• _WHAT IS REQUIRED_
Return all of the data exactly as written, without the pictures.

## Begin

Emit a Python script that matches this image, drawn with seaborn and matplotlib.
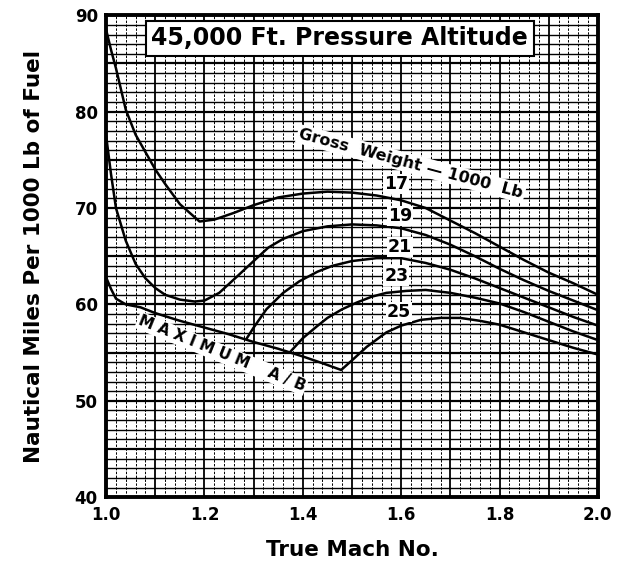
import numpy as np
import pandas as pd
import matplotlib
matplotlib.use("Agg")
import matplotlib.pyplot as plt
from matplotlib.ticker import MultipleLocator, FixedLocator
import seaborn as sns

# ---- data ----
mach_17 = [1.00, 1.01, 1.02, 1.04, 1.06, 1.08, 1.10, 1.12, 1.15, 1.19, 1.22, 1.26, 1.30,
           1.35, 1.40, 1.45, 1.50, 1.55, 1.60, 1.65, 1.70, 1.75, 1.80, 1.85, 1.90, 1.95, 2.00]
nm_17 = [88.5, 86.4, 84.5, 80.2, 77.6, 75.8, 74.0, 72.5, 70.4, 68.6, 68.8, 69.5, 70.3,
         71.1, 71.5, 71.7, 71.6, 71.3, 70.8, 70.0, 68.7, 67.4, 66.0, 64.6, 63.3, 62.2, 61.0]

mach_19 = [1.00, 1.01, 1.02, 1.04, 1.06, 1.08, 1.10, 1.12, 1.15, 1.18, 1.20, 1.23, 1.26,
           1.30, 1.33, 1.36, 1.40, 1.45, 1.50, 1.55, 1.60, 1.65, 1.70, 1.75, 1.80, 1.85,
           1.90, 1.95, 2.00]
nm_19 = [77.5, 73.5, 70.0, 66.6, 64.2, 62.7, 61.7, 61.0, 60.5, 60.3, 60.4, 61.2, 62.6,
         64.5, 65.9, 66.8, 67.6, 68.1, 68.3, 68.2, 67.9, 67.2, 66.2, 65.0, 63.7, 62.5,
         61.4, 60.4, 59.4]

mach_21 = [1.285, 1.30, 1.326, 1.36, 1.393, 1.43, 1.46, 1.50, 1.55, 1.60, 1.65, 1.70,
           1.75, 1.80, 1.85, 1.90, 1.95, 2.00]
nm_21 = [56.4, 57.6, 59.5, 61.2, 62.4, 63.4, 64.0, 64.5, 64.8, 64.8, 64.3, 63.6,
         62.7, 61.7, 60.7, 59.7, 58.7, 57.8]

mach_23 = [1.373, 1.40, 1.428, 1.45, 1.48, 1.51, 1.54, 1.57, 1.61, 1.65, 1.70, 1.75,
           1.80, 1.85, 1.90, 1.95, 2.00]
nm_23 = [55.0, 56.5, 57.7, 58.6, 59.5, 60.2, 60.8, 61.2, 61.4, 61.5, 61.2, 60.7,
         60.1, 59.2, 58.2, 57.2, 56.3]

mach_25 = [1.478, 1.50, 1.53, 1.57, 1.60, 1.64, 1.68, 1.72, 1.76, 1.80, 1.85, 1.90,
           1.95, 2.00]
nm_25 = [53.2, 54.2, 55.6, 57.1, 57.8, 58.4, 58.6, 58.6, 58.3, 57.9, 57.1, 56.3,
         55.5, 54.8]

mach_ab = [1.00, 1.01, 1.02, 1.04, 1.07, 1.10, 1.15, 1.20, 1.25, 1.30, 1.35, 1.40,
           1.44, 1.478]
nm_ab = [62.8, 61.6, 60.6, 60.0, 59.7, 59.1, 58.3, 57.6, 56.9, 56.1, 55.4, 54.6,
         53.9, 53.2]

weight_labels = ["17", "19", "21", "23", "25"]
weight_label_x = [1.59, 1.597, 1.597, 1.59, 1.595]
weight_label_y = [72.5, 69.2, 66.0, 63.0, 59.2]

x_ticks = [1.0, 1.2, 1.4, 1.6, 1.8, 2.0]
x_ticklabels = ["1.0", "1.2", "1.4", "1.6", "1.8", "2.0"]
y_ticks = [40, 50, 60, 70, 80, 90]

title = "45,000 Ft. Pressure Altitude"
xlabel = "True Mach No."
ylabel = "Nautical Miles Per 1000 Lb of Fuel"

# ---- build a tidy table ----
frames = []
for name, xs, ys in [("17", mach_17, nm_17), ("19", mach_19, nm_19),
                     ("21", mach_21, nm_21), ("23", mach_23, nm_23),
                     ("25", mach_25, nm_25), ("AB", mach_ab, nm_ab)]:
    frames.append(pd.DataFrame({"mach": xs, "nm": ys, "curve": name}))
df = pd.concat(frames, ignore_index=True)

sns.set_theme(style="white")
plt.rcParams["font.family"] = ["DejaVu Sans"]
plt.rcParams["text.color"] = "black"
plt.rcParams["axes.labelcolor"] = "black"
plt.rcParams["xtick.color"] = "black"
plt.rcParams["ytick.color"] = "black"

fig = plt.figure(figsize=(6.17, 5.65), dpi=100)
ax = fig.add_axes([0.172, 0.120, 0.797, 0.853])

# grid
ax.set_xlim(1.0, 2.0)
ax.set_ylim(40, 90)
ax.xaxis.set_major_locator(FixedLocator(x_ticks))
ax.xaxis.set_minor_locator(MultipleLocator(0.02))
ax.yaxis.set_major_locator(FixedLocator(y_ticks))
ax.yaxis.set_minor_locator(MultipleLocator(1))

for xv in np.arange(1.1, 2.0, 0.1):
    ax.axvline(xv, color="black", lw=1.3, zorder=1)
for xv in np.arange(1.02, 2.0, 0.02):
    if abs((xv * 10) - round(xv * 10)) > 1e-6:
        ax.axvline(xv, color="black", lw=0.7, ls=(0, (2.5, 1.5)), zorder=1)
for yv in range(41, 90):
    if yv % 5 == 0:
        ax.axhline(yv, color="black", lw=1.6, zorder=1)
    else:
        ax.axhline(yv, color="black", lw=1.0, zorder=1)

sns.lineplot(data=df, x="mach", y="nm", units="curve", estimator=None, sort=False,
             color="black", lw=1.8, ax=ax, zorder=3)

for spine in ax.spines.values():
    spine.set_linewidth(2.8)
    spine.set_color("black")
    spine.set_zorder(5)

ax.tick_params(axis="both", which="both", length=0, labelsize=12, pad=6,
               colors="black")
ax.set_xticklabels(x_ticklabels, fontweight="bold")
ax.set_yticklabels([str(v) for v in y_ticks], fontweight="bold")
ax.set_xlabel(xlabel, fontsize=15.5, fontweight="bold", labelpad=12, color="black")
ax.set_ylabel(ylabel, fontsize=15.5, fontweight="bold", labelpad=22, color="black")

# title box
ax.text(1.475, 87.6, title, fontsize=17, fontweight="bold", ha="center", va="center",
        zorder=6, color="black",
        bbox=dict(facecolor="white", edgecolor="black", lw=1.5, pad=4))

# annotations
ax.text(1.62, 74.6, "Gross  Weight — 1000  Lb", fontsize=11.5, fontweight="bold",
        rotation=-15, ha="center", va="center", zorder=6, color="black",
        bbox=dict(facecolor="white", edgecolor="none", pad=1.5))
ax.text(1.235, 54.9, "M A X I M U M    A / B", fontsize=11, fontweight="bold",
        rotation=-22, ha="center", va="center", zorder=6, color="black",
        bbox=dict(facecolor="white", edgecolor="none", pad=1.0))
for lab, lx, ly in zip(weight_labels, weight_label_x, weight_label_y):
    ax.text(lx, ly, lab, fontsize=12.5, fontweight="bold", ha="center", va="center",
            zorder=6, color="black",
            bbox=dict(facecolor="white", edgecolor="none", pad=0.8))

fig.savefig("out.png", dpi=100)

## End

• _SOLVED PROBLEM_
Emit a Python script that matches this image, drawn with seaborn and matplotlib.
import numpy as np
import pandas as pd
import matplotlib
matplotlib.use("Agg")
import matplotlib.pyplot as plt
from matplotlib.ticker import MultipleLocator, FixedLocator
import seaborn as sns

# ---- data ----
mach_17 = [1.00, 1.01, 1.02, 1.04, 1.06, 1.08, 1.10, 1.12, 1.15, 1.19, 1.22, 1.26, 1.30,
           1.35, 1.40, 1.45, 1.50, 1.55, 1.60, 1.65, 1.70, 1.75, 1.80, 1.85, 1.90, 1.95, 2.00]
nm_17 = [88.5, 86.4, 84.5, 80.2, 77.6, 75.8, 74.0, 72.5, 70.4, 68.6, 68.8, 69.5, 70.3,
         71.1, 71.5, 71.7, 71.6, 71.3, 70.8, 70.0, 68.7, 67.4, 66.0, 64.6, 63.3, 62.2, 61.0]

mach_19 = [1.00, 1.01, 1.02, 1.04, 1.06, 1.08, 1.10, 1.12, 1.15, 1.18, 1.20, 1.23, 1.26,
           1.30, 1.33, 1.36, 1.40, 1.45, 1.50, 1.55, 1.60, 1.65, 1.70, 1.75, 1.80, 1.85,
           1.90, 1.95, 2.00]
nm_19 = [77.5, 73.5, 70.0, 66.6, 64.2, 62.7, 61.7, 61.0, 60.5, 60.3, 60.4, 61.2, 62.6,
         64.5, 65.9, 66.8, 67.6, 68.1, 68.3, 68.2, 67.9, 67.2, 66.2, 65.0, 63.7, 62.5,
         61.4, 60.4, 59.4]

mach_21 = [1.285, 1.30, 1.326, 1.36, 1.393, 1.43, 1.46, 1.50, 1.55, 1.60, 1.65, 1.70,
           1.75, 1.80, 1.85, 1.90, 1.95, 2.00]
nm_21 = [56.4, 57.6, 59.5, 61.2, 62.4, 63.4, 64.0, 64.5, 64.8, 64.8, 64.3, 63.6,
         62.7, 61.7, 60.7, 59.7, 58.7, 57.8]

mach_23 = [1.373, 1.40, 1.428, 1.45, 1.48, 1.51, 1.54, 1.57, 1.61, 1.65, 1.70, 1.75,
           1.80, 1.85, 1.90, 1.95, 2.00]
nm_23 = [55.0, 56.5, 57.7, 58.6, 59.5, 60.2, 60.8, 61.2, 61.4, 61.5, 61.2, 60.7,
         60.1, 59.2, 58.2, 57.2, 56.3]

mach_25 = [1.478, 1.50, 1.53, 1.57, 1.60, 1.64, 1.68, 1.72, 1.76, 1.80, 1.85, 1.90,
           1.95, 2.00]
nm_25 = [53.2, 54.2, 55.6, 57.1, 57.8, 58.4, 58.6, 58.6, 58.3, 57.9, 57.1, 56.3,
         55.5, 54.8]

mach_ab = [1.00, 1.01, 1.02, 1.04, 1.07, 1.10, 1.15, 1.20, 1.25, 1.30, 1.35, 1.40,
           1.44, 1.478]
nm_ab = [62.8, 61.6, 60.6, 60.0, 59.7, 59.1, 58.3, 57.6, 56.9, 56.1, 55.4, 54.6,
         53.9, 53.2]

weight_labels = ["17", "19", "21", "23", "25"]
weight_label_x = [1.59, 1.597, 1.597, 1.59, 1.595]
weight_label_y = [72.5, 69.2, 66.0, 63.0, 59.2]

x_ticks = [1.0, 1.2, 1.4, 1.6, 1.8, 2.0]
x_ticklabels = ["1.0", "1.2", "1.4", "1.6", "1.8", "2.0"]
y_ticks = [40, 50, 60, 70, 80, 90]

title = "45,000 Ft. Pressure Altitude"
xlabel = "True Mach No."
ylabel = "Nautical Miles Per 1000 Lb of Fuel"

# ---- build a tidy table ----
frames = []
for name, xs, ys in [("17", mach_17, nm_17), ("19", mach_19, nm_19),
                     ("21", mach_21, nm_21), ("23", mach_23, nm_23),
                     ("25", mach_25, nm_25), ("AB", mach_ab, nm_ab)]:
    frames.append(pd.DataFrame({"mach": xs, "nm": ys, "curve": name}))
df = pd.concat(frames, ignore_index=True)

sns.set_theme(style="white")
plt.rcParams["font.family"] = ["DejaVu Sans"]
plt.rcParams["text.color"] = "black"
plt.rcParams["axes.labelcolor"] = "black"
plt.rcParams["xtick.color"] = "black"
plt.rcParams["ytick.color"] = "black"

fig = plt.figure(figsize=(6.17, 5.65), dpi=100)
ax = fig.add_axes([0.172, 0.120, 0.797, 0.853])

# grid
ax.set_xlim(1.0, 2.0)
ax.set_ylim(40, 90)
ax.xaxis.set_major_locator(FixedLocator(x_ticks))
ax.xaxis.set_minor_locator(MultipleLocator(0.02))
ax.yaxis.set_major_locator(FixedLocator(y_ticks))
ax.yaxis.set_minor_locator(MultipleLocator(1))

for xv in np.arange(1.1, 2.0, 0.1):
    ax.axvline(xv, color="black", lw=1.3, zorder=1)
for xv in np.arange(1.02, 2.0, 0.02):
    if abs((xv * 10) - round(xv * 10)) > 1e-6:
        ax.axvline(xv, color="black", lw=0.7, ls=(0, (2.5, 1.5)), zorder=1)
for yv in range(41, 90):
    if yv % 5 == 0:
        ax.axhline(yv, color="black", lw=1.6, zorder=1)
    else:
        ax.axhline(yv, color="black", lw=1.0, zorder=1)

sns.lineplot(data=df, x="mach", y="nm", units="curve", estimator=None, sort=False,
             color="black", lw=1.8, ax=ax, zorder=3)

for spine in ax.spines.values():
    spine.set_linewidth(2.8)
    spine.set_color("black")
    spine.set_zorder(5)

ax.tick_params(axis="both", which="both", length=0, labelsize=12, pad=6,
               colors="black")
ax.set_xticklabels(x_ticklabels, fontweight="bold")
ax.set_yticklabels([str(v) for v in y_ticks], fontweight="bold")
ax.set_xlabel(xlabel, fontsize=15.5, fontweight="bold", labelpad=12, color="black")
ax.set_ylabel(ylabel, fontsize=15.5, fontweight="bold", labelpad=22, color="black")

# title box
ax.text(1.475, 87.6, title, fontsize=17, fontweight="bold", ha="center", va="center",
        zorder=6, color="black",
        bbox=dict(facecolor="white", edgecolor="black", lw=1.5, pad=4))

# annotations
ax.text(1.62, 74.6, "Gross  Weight — 1000  Lb", fontsize=11.5, fontweight="bold",
        rotation=-15, ha="center", va="center", zorder=6, color="black",
        bbox=dict(facecolor="white", edgecolor="none", pad=1.5))
ax.text(1.235, 54.9, "M A X I M U M    A / B", fontsize=11, fontweight="bold",
        rotation=-22, ha="center", va="center", zorder=6, color="black",
        bbox=dict(facecolor="white", edgecolor="none", pad=1.0))
for lab, lx, ly in zip(weight_labels, weight_label_x, weight_label_y):
    ax.text(lx, ly, lab, fontsize=12.5, fontweight="bold", ha="center", va="center",
            zorder=6, color="black",
            bbox=dict(facecolor="white", edgecolor="none", pad=0.8))

fig.savefig("out.png", dpi=100)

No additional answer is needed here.